True enough, but why make the journey, most likely by train, from Chicago to Williams Bay? Why not have Yerkes faculty come to him or simply speak to faculty based in Chicago?

“Perhaps nobody knew what to do with him,” quips Dreiser.

Dreiser’s theory, though made in jest, is interesting. The only documentation that Yerkes was one of Einstein’s two American must-sees comes from a local newspaper, Lake Geneva News; true to the flowery journalism of the time, the paper quotes neither Einstein nor anyone with Yerkes when it makes the assertion. Although his visit to Yerkes made front-page local news, the paper does not appear to have dispatched a reporter or photographer to cover it.

During his time in Chicago, which was hosted by the university, Einstein conducted a number of lectures on and near the campus. In fact, after his brief tour of Yerkes, he returned to Chicago to give an evening lecture. The idea that someone at the university, unsure of what to do with a genius for a week, would hatch a trip to Yerkes is plausible.

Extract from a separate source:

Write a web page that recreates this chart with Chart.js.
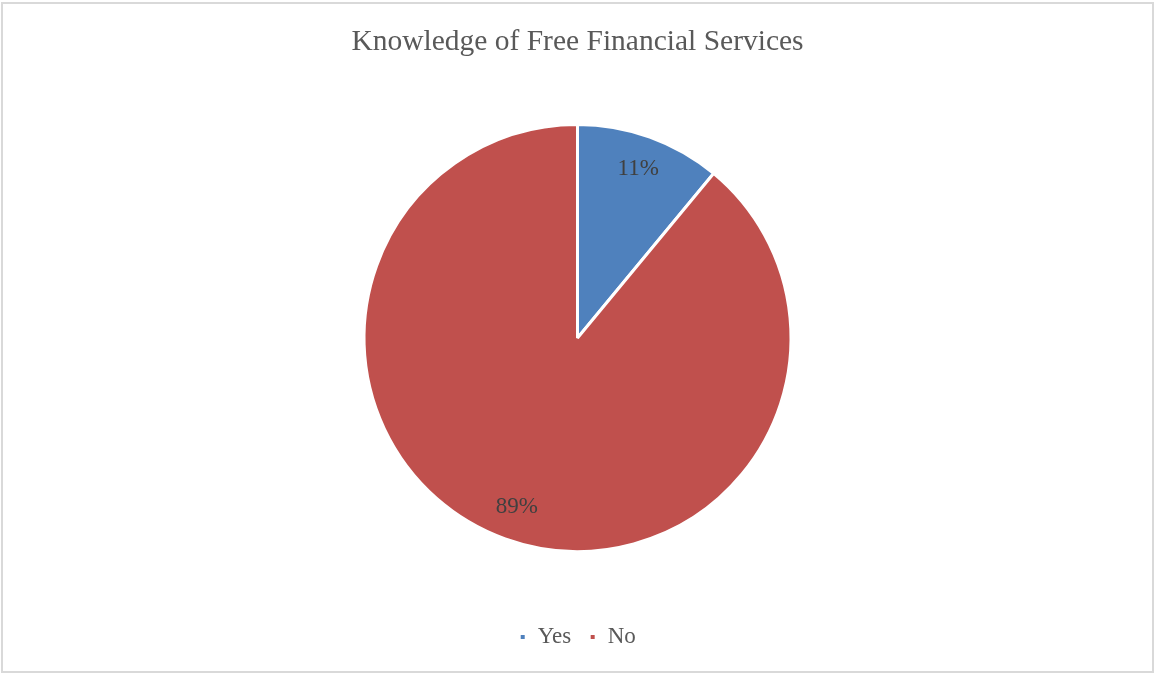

We’ll never know whether it was Einstein’s desire or that of his handlers to make the trek to Williams Bay.

What we do know is that he came and returned on the same day and nothing suggests that the good people of Williams Bay stopped what they were doing to meet him. Papers left by the observatory’s director at the time, Edwin B. Frost, reveal Einstein’s time here to be light years apart from the celebrity universe he had been occupying. In a May 20, 1921 letter to Max Epstein, who helped arrange Einstein’s visit to Yerkes, Frost enclosed a photograph of Einstein and the observatory staff, stating that “all connected with the University of Chicago as well as many other people outside of our institution have greatly enjoyed the opportunity you gave us of hearing and meeting Dr. Einstein, who left a most agreeable impression of his personal character as well as his great intellectual power.”

One agreeable impression, however, does not a dimple in the fabric of time make. Albert Einstein was here, yes, but his light lingered at Yerkes for a period so small it barely illuminates. It simply did what Einstein told us light would do: It bent and traveled on.

“He was just passing through,” says Daniel Einstein. “Just passing through town.”